* [To be done]: Quote the lines that run from the line containing "Recreate this image" down to the line containing "plt.rcParams['font.family'] = ['Liberation". Include both of those lines, reproduce each exactly, and omit everything else.

※ ※ ※

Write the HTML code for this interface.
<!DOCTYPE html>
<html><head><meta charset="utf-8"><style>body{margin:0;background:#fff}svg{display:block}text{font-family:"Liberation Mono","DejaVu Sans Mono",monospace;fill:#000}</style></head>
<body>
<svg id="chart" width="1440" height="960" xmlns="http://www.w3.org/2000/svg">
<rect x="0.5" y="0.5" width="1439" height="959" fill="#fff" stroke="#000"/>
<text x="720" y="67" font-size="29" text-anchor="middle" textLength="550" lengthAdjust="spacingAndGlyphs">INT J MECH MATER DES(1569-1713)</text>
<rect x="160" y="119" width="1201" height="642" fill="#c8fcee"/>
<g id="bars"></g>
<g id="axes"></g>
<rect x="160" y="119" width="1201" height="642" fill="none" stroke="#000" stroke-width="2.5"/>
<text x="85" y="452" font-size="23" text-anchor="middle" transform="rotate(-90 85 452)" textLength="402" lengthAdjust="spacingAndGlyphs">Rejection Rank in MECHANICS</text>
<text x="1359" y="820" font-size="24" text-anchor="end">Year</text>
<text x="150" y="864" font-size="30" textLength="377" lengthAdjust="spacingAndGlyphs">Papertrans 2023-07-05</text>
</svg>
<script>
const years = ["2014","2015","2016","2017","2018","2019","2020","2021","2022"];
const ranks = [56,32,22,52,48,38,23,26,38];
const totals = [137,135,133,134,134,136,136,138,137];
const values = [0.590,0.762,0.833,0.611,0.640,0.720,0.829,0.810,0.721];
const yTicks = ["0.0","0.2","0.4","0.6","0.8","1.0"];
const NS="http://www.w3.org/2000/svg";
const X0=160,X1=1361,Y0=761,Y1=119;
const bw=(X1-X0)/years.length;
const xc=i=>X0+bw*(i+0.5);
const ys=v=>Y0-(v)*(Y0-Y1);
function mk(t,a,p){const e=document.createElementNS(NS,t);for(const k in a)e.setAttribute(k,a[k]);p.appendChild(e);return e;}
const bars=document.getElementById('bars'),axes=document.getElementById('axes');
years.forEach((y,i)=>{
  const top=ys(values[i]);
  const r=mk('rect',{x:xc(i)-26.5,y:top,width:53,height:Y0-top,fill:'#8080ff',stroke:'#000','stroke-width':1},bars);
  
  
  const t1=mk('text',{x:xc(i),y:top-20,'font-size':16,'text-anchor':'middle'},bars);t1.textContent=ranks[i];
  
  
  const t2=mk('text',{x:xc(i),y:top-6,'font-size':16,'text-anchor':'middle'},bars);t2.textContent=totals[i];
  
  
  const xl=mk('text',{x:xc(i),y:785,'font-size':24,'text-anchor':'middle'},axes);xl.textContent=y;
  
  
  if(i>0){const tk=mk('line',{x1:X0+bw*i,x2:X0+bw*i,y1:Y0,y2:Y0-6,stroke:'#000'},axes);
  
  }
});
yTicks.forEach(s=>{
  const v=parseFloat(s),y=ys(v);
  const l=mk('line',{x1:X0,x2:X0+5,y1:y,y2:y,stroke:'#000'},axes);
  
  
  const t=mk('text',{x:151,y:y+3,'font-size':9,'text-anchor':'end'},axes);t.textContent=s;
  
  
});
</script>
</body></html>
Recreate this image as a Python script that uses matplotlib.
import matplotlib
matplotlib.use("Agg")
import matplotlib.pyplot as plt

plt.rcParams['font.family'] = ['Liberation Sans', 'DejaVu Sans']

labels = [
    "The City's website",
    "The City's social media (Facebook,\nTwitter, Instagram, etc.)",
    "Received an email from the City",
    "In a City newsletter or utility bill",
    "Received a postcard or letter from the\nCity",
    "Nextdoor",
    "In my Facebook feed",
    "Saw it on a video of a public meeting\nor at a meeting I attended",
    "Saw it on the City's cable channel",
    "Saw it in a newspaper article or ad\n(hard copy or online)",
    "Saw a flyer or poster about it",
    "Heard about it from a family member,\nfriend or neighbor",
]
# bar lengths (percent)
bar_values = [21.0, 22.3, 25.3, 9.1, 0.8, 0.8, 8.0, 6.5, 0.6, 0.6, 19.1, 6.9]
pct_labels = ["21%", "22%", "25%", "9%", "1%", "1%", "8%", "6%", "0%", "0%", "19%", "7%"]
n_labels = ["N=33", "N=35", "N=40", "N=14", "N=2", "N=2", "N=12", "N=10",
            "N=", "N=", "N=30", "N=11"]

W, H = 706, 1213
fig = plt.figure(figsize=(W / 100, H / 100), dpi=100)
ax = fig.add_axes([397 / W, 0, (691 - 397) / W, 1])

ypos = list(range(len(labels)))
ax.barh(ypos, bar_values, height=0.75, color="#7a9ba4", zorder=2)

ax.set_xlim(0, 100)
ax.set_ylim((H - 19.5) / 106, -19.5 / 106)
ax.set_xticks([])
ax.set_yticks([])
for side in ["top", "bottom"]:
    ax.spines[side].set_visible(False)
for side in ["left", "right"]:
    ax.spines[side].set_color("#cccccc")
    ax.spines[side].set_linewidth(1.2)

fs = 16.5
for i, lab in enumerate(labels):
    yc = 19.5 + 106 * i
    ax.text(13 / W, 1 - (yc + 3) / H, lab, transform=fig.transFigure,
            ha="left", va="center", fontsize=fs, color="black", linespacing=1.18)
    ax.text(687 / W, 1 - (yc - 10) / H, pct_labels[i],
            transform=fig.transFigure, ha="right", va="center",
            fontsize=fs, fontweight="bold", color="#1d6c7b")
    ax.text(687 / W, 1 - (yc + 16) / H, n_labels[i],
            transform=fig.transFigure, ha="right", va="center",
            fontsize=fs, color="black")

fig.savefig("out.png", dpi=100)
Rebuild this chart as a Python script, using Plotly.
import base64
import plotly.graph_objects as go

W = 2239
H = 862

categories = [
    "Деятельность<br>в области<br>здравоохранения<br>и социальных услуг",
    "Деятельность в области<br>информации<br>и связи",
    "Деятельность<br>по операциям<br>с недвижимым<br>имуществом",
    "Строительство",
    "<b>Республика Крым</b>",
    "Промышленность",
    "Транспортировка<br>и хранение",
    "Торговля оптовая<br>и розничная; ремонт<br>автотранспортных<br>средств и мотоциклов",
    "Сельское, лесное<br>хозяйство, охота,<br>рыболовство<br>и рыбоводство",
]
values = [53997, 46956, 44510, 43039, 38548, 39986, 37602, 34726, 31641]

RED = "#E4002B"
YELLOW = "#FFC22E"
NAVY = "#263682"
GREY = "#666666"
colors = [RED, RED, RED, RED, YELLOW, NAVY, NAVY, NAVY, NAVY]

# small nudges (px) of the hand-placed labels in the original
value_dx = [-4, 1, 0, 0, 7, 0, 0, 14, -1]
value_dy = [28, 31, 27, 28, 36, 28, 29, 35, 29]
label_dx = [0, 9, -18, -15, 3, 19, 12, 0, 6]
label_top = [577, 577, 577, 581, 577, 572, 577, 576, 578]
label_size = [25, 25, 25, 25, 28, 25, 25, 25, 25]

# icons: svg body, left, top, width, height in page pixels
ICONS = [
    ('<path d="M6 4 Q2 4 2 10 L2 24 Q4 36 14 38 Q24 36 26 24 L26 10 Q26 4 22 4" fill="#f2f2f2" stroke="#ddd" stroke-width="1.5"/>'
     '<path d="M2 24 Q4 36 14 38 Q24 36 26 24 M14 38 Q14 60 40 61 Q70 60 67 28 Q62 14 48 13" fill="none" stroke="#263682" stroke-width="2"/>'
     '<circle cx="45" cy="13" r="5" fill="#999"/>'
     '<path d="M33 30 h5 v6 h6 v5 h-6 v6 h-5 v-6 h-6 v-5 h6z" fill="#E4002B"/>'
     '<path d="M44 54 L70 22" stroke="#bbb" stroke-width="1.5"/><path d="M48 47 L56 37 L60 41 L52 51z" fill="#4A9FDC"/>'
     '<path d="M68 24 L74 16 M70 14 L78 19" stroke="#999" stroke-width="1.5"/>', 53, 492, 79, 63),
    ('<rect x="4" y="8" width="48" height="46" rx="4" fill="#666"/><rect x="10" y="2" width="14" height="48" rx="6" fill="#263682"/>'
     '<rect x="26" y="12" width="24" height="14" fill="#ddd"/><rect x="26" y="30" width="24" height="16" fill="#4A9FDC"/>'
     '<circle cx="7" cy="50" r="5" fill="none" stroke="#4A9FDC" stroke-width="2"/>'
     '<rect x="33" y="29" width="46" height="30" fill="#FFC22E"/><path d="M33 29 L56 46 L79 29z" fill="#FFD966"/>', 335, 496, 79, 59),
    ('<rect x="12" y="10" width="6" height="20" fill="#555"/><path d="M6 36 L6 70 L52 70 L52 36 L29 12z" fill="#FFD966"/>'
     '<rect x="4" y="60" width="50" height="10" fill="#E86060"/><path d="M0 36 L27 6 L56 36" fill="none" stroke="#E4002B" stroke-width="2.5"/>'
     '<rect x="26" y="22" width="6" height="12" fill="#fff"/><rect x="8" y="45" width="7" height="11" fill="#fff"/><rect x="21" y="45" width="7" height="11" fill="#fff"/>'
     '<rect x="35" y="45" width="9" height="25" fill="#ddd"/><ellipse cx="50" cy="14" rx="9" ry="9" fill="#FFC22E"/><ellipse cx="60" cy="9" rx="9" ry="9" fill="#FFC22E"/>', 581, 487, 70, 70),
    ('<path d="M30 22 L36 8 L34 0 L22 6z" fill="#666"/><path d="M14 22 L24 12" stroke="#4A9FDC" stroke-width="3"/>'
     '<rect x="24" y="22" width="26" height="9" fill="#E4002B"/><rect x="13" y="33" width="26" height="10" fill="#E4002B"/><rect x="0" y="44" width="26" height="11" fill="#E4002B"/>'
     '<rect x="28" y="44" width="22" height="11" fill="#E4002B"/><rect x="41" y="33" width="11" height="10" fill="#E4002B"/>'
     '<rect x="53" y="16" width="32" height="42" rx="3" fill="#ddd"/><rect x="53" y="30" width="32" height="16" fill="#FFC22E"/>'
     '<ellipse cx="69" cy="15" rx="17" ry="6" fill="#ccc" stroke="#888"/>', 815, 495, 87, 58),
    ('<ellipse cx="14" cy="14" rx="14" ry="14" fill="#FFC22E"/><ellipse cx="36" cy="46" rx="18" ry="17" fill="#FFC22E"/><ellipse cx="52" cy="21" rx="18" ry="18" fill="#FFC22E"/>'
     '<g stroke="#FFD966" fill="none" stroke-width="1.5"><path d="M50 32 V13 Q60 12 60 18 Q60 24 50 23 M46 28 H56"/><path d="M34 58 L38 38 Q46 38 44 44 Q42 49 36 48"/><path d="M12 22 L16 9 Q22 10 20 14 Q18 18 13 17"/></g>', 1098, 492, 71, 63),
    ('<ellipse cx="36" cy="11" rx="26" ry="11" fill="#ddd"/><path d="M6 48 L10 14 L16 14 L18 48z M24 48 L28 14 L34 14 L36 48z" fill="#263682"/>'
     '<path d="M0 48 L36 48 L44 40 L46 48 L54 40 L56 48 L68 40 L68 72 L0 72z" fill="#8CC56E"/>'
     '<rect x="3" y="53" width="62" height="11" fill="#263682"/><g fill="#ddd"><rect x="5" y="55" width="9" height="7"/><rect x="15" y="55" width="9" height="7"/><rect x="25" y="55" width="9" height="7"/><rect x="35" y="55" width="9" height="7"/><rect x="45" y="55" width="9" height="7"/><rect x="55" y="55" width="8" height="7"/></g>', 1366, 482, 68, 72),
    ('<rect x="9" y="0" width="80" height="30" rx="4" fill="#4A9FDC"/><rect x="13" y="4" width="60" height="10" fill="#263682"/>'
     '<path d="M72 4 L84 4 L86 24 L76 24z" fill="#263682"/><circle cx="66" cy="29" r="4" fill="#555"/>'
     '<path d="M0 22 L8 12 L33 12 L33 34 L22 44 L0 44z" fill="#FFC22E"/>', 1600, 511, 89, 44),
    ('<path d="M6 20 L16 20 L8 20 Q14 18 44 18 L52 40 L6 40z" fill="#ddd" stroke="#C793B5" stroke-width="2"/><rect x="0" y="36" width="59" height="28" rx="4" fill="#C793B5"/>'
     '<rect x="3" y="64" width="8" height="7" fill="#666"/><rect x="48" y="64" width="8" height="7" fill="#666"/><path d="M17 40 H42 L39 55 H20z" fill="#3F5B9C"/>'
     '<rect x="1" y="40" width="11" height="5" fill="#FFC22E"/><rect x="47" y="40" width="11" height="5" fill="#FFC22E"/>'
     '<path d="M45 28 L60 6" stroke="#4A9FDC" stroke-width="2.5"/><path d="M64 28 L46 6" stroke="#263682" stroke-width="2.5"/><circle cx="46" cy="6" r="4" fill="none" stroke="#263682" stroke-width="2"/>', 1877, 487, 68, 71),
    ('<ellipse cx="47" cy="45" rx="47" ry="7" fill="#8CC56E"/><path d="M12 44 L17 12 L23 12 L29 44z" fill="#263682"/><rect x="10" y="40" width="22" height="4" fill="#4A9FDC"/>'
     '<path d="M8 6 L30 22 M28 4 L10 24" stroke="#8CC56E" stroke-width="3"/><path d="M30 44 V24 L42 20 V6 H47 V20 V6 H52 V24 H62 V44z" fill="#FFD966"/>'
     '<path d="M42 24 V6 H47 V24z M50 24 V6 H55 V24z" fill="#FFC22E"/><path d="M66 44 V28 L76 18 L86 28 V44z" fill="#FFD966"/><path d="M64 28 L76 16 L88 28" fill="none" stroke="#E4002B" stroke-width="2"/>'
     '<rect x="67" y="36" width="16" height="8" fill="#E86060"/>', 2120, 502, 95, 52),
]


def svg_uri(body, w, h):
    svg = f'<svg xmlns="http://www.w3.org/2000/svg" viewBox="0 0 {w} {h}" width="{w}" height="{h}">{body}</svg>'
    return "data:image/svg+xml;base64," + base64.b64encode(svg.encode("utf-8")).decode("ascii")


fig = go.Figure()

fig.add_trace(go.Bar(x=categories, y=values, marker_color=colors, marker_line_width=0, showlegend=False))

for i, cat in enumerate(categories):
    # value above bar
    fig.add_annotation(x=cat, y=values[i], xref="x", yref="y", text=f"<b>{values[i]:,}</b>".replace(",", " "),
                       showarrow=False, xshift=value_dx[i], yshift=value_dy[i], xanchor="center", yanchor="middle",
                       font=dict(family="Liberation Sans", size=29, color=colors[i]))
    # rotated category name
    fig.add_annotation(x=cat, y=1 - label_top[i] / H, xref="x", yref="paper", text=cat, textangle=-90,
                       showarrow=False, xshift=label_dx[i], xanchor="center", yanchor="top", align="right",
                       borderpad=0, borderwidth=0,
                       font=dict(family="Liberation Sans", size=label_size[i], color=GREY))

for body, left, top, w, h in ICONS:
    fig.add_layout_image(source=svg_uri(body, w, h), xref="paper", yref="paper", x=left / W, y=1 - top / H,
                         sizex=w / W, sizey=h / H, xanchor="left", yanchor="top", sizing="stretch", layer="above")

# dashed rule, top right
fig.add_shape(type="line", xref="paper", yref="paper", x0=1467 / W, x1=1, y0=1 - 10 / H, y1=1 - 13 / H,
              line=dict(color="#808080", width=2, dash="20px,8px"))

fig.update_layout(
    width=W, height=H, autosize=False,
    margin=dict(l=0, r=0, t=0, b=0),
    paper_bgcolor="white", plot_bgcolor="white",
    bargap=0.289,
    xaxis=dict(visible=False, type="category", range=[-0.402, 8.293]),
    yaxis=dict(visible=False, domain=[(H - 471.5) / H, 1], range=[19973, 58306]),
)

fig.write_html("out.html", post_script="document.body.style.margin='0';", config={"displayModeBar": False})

※ ※ ※

* [Answer for the task]:
Recreate this image as a Python script that uses matplotlib.
import matplotlib
matplotlib.use("Agg")
import matplotlib.pyplot as plt

plt.rcParams['font.family'] = ['Liberation Sans', 'DejaVu Sans']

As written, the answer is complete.